La relación entre la teoría y la práctica, entre los principios y la realidad, o entre la acción y la contemplación, constituyen conocidos pasajes de una de las polémicas más interesantes que se presentan en materia de dirección, administración o gobierno. Tanto en el ámbito público como en el privado.
El doctrinarismo, la supremacía de la teoría sobre la práctica, igual que el pragmatismo, la dictadura de la praxis sobre la teoría  o de las circunstancias sobre los principios, están hoy más de moda de lo que podría pensarse. Probablemente, porque con frecuencia asistimos a descalificaciones, más o menos interesadas, de los principios frente a las circunstancias, que son convertidas en la piedra de toque, por ejemplo, de la acción pública. En el fondo, a poco que se escarbe en la cuestión, tras la dictadura de la praxis se esconde, de forma más o menos explícita, el cálculo, la astucia con el fin de quedar siempre en el vértice.
La acción política se basa en principios. En principios que deben proyectarse sobre la realidad.
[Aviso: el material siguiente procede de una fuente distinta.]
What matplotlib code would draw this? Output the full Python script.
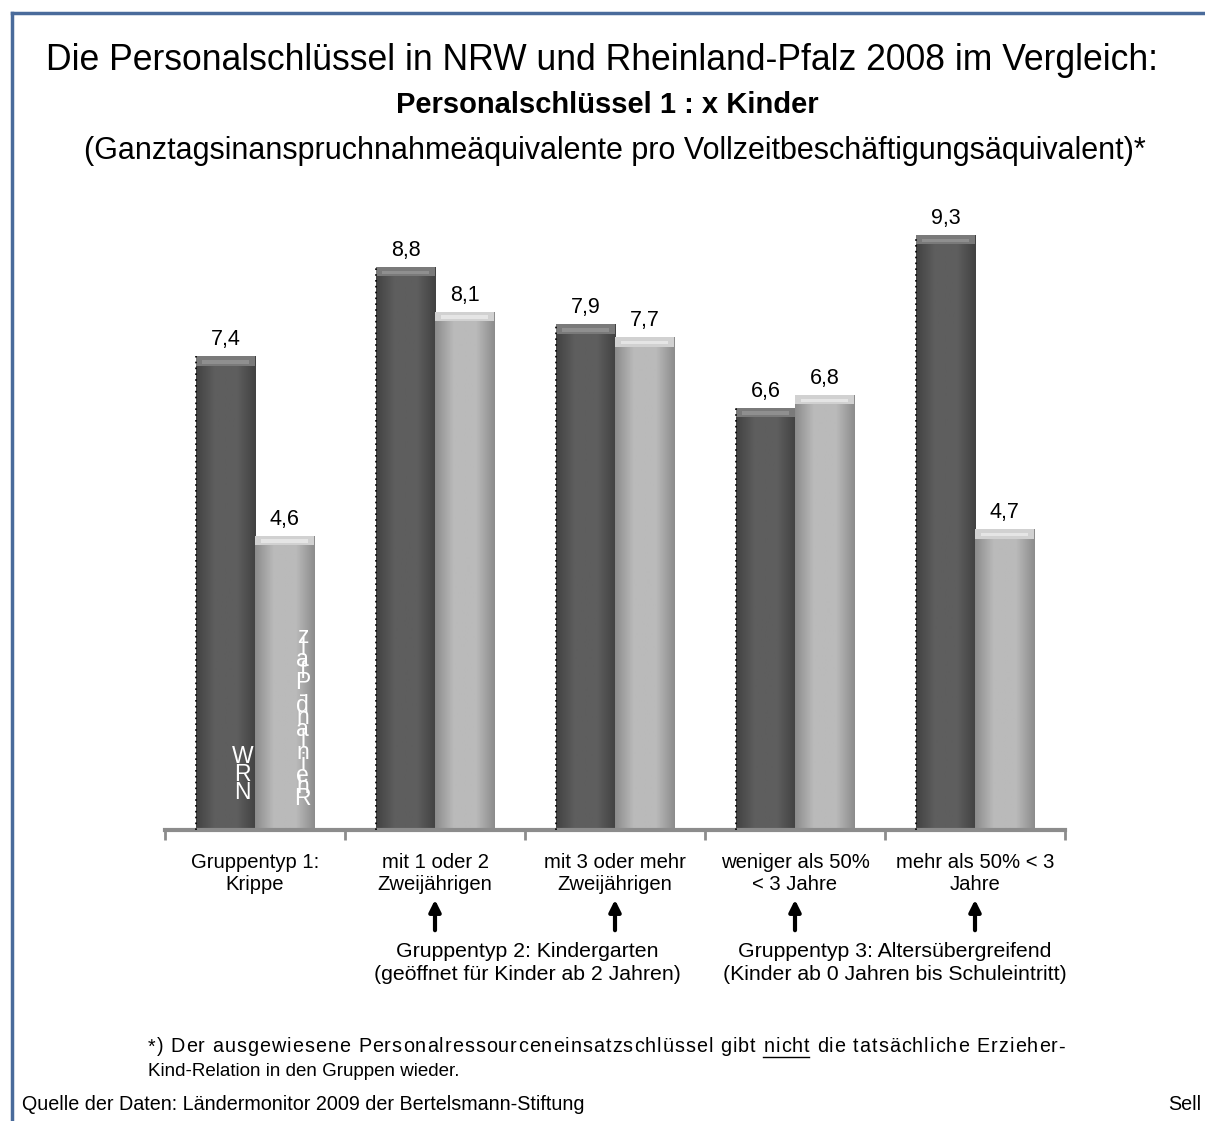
import matplotlib
matplotlib.use("Agg")
import matplotlib.pyplot as plt
import numpy as np
from matplotlib.lines import Line2D
from matplotlib.font_manager import FontProperties

plt.rcParams['font.family'] = ['Liberation Sans', 'DejaVu Sans']

categories = ["Gruppentyp 1:\nKrippe", "mit 1 oder 2\nZweijährigen", "mit 3 oder mehr\nZweijährigen",
              "weniger als 50%\n< 3 Jahre", "mehr als 50% < 3\nJahre"]
nrw = [7.4, 8.8, 7.9, 6.6, 9.3]
rlp = [4.6, 8.1, 7.7, 6.8, 4.7]
value_labels_nrw = ["7,4", "8,8", "7,9", "6,6", "9,3"]
value_labels_rlp = ["4,6", "8,1", "7,7", "6,8", "4,7"]
series_names = ["NRW", "Rheinland-Pfalz"]

W, H = 1205, 1121
fig = plt.figure(figsize=(W / 100, H / 100), dpi=100)

def fx(x):
    return x / W

def fy(y):
    return 1 - y / H

# border
border_c = '#4a6b9b'
fig.add_artist(Line2D([fx(12), fx(1205)], [fy(13), fy(13)], color=border_c, lw=2.5))
fig.add_artist(Line2D([fx(12), fx(12)], [fy(13), fy(1121)], color=border_c, lw=2.5))

# titles
fig.text(fx(602), fy(60), "Die Personalschlüssel in NRW und Rheinland-Pfalz 2008 im Vergleich:",
         ha='center', va='center', fontsize=25.6)
fig.text(fx(607), fy(105), "Personalschlüssel 1 : x Kinder", ha='center', va='center',
         fontsize=21, fontweight='bold')
fig.text(fx(615), fy(151), "(Ganztagsinanspruchnahmeäquivalente pro Vollzeitbeschäftigungsäquivalent)*",
         ha='center', va='center', fontsize=22)

# axes
ax = fig.add_axes([fx(165), fy(830), 900 / W, 640 / H])
ax.set_xlim(-0.5, 4.5)
ax.set_ylim(0, 10)
for s in ['top', 'right', 'left']:
    ax.spines[s].set_visible(False)
ax.spines['bottom'].set_color('#8c8c8c')
ax.spines['bottom'].set_linewidth(3)
ax.set_yticks([])
ax.set_xticks(np.arange(-0.5, 5.0, 1.0))
ax.set_xticklabels([])
ax.tick_params(axis='x', length=7, width=2, color='#8c8c8c', direction='out')

x = np.arange(len(categories))
bw = 0.328
b1 = ax.bar(x - bw / 2, nrw, bw, color='#555555', zorder=2)
b2 = ax.bar(x + bw / 2, rlp, bw, color='#a8a8a8', zorder=2)

def shade(bars, dark, light, capc):
    for p in bars:
        x0, y0 = p.get_x(), p.get_y()
        w, h = p.get_width(), p.get_height()
        t = np.linspace(0, 1, 64)
        prof = 1 - np.abs(t - 0.5) * 2
        prof = np.clip(prof * 1.6, 0, 1)
        grad = np.array([dark + (light - dark) * prof])
        im = ax.imshow(grad, extent=(x0, x0 + w, y0, y0 + h), aspect='auto', cmap='gray',
                       vmin=0, vmax=1, zorder=2.5, interpolation='bilinear')
        im.set_clip_path(p)
        cap = 0.15
        ax.bar(x0 + w / 2, cap, w, bottom=y0 + h - cap, color=capc, zorder=2.6, edgecolor='none')
        ax.bar(x0 + w / 2, cap * 0.35, w * 0.8, bottom=y0 + h - cap * 0.75,
               color=str(min(1, float(capc) + 0.08)), zorder=2.7, edgecolor='none')

shade(b1, 0.26, 0.37, '0.48')
shade(b2, 0.55, 0.73, '0.82')

# dotted left edge of dark bars
ax.vlines(x - bw, 0, nrw, colors='black', linestyles=(0, (1, 2.5)), lw=1.2, zorder=3)

for xi, v, lab in zip(x, nrw, value_labels_nrw):
    ax.annotate(lab, (xi - bw / 2, v), xytext=(0, 6), textcoords='offset pixels',
                ha='center', va='bottom', fontsize=15.5)
for xi, v, lab in zip(x, rlp, value_labels_rlp):
    ax.annotate(lab, (xi + bw / 2, v), xytext=(0, 6), textcoords='offset pixels',
                ha='center', va='bottom', fontsize=15.5)

# series names stacked inside first bars
ax.annotate("\n".join(reversed(series_names[0])), (0 - bw / 2, 0), xytext=(17, 26),
            textcoords='offset pixels', ha='center', va='bottom', fontsize=16.5,
            color='white', linespacing=0.72, zorder=5)
ax.annotate("\n".join(reversed(series_names[1])), (0 + bw / 2, 0), xytext=(18, 20),
            textcoords='offset pixels', ha='center', va='bottom', fontsize=16.5,
            color='white', linespacing=0.365, zorder=5)

# category labels
for xi, lab in zip(x, categories):
    ax.annotate(lab, (xi, 0), xycoords=('data', 'axes fraction'), xytext=(0, -23),
                textcoords='offset pixels', ha='center', va='top', fontsize=14.6,
                linespacing=1.17, annotation_clip=False)

# arrows
def yfrac(ypx):
    return (830 - ypx) / 640

for xi in [1, 2, 3, 4]:
    ax.annotate('', xy=(xi, yfrac(897)), xytext=(xi, yfrac(933)),
                xycoords=('data', 'axes fraction'), textcoords=('data', 'axes fraction'),
                arrowprops=dict(arrowstyle='-|>', lw=3, color='black', mutation_scale=17),
                annotation_clip=False)

fig.text(fx(527), fy(963), "Gruppentyp 2: Kindergarten\n(geöffnet für Kinder ab 2 Jahren)",
         ha='center', va='center', fontsize=15.3, linespacing=1.27)
fig.text(fx(895), fy(963), "Gruppentyp 3: Altersübergreifend\n(Kinder ab 0 Jahren bis Schuleintritt)",
         ha='center', va='center', fontsize=15.3, linespacing=1.27)

# footnote: first line spread (letter-tracked) from x=148 to x=1065, "nicht" underlined
fs = 14.2
line1 = "*) Der ausgewiesene Personalressourceneinsatzschlüssel gibt nicht die tatsächliche Erzieher-"
underlined = "nicht"
fig.canvas.draw()
r = fig.canvas.get_renderer()
prop = FontProperties(family=['Liberation Sans'], size=fs)

def tw(s):
    if not s:
        return 0.0
    w1, _, _ = r.get_text_width_height_descent(s + "|", prop, ismath=False)
    w0, _, _ = r.get_text_width_height_descent("|", prop, ismath=False)
    return w1 - w0

natural = tw(line1)
x_start, x_end = 148, 1065
track = (x_end - x_start - natural) / (len(line1) - 1)
pos = [x_start + tw(line1[:i]) + i * track for i in range(len(line1))]
for ch, px in zip(line1, pos):
    if ch != " ":
        fig.text(fx(px), fy(1047), ch, ha='left', va='center', fontsize=fs)
iu = line1.index(underlined)
u0 = pos[iu]
u1 = pos[iu + len(underlined) - 1] + tw(underlined[-1])
fig.add_artist(Line2D([fx(u0), fx(u1)], [fy(1057), fy(1057)], color='black', lw=1))
fig.text(fx(148), fy(1071), "Kind-Relation in den Gruppen wieder.", ha='left', va='center', fontsize=13.5)

fig.text(fx(22), fy(1105), "Quelle der Daten: Ländermonitor 2009 der Bertelsmann-Stiftung",
         ha='left', va='center', fontsize=14.2)
fig.text(fx(1168), fy(1105), "Sell", ha='left', va='center', fontsize=14.2)

fig.savefig("out.png", dpi=100)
Y en su aplicación sobre la realidad los principios se modulan, se adaptan, pero siempre manteniendo su identidad propia. Si los principios se abandonaran  hasta hacerse irreconocibles por sus dificultades para implementarse sobre la realidad, estaríamos en presencia de una actuación incoherente. Los principios, desde el pensamiento complementario, son flexibles porque son susceptibles de proyectarse sobre diferentes situaciones.
El dominio de las circunstancias sobre los principios tiene un nombre: pragmatismo. En estos casos, lo que pasa es que las circunstancias adquieren forma  y naturaleza de principios. Si estos concretos principios no  gustan, no hay problema, siempre hay otros. Esta conocida frase de una famosa película de humor es tan actual como lamentable. Pareciera que lo importante fuera mantenerse en el poder como sea, encaramarse a la poltrona a como dé lugar. Y si para ello hay que renunciar a las convicciones, no hay problema, porque el gran y único principio que rige la conducta de estos dirigentes es la supervivencia política y personal.
La fuerza de los principios, de la propia razón, estriba en que tales criterios, por difíciles que sean las situaciones a las que deben aplicarse, siempre se pueden mantener.  El problema está, lo estamos viendo en el debate sobre el derecho a la vida, a la vista. Quienes no aspiran más que a mantenerse a flote en buena posición no tienen en cuenta la opinión de la formación a la que representan. Por la sencilla razón de que hoy las formaciones políticas han sido secuestradas, colonizadas por los dirigentes que de ellas se sirven para mantenerse, contra viento y marea, en la cúpula. Así de claro.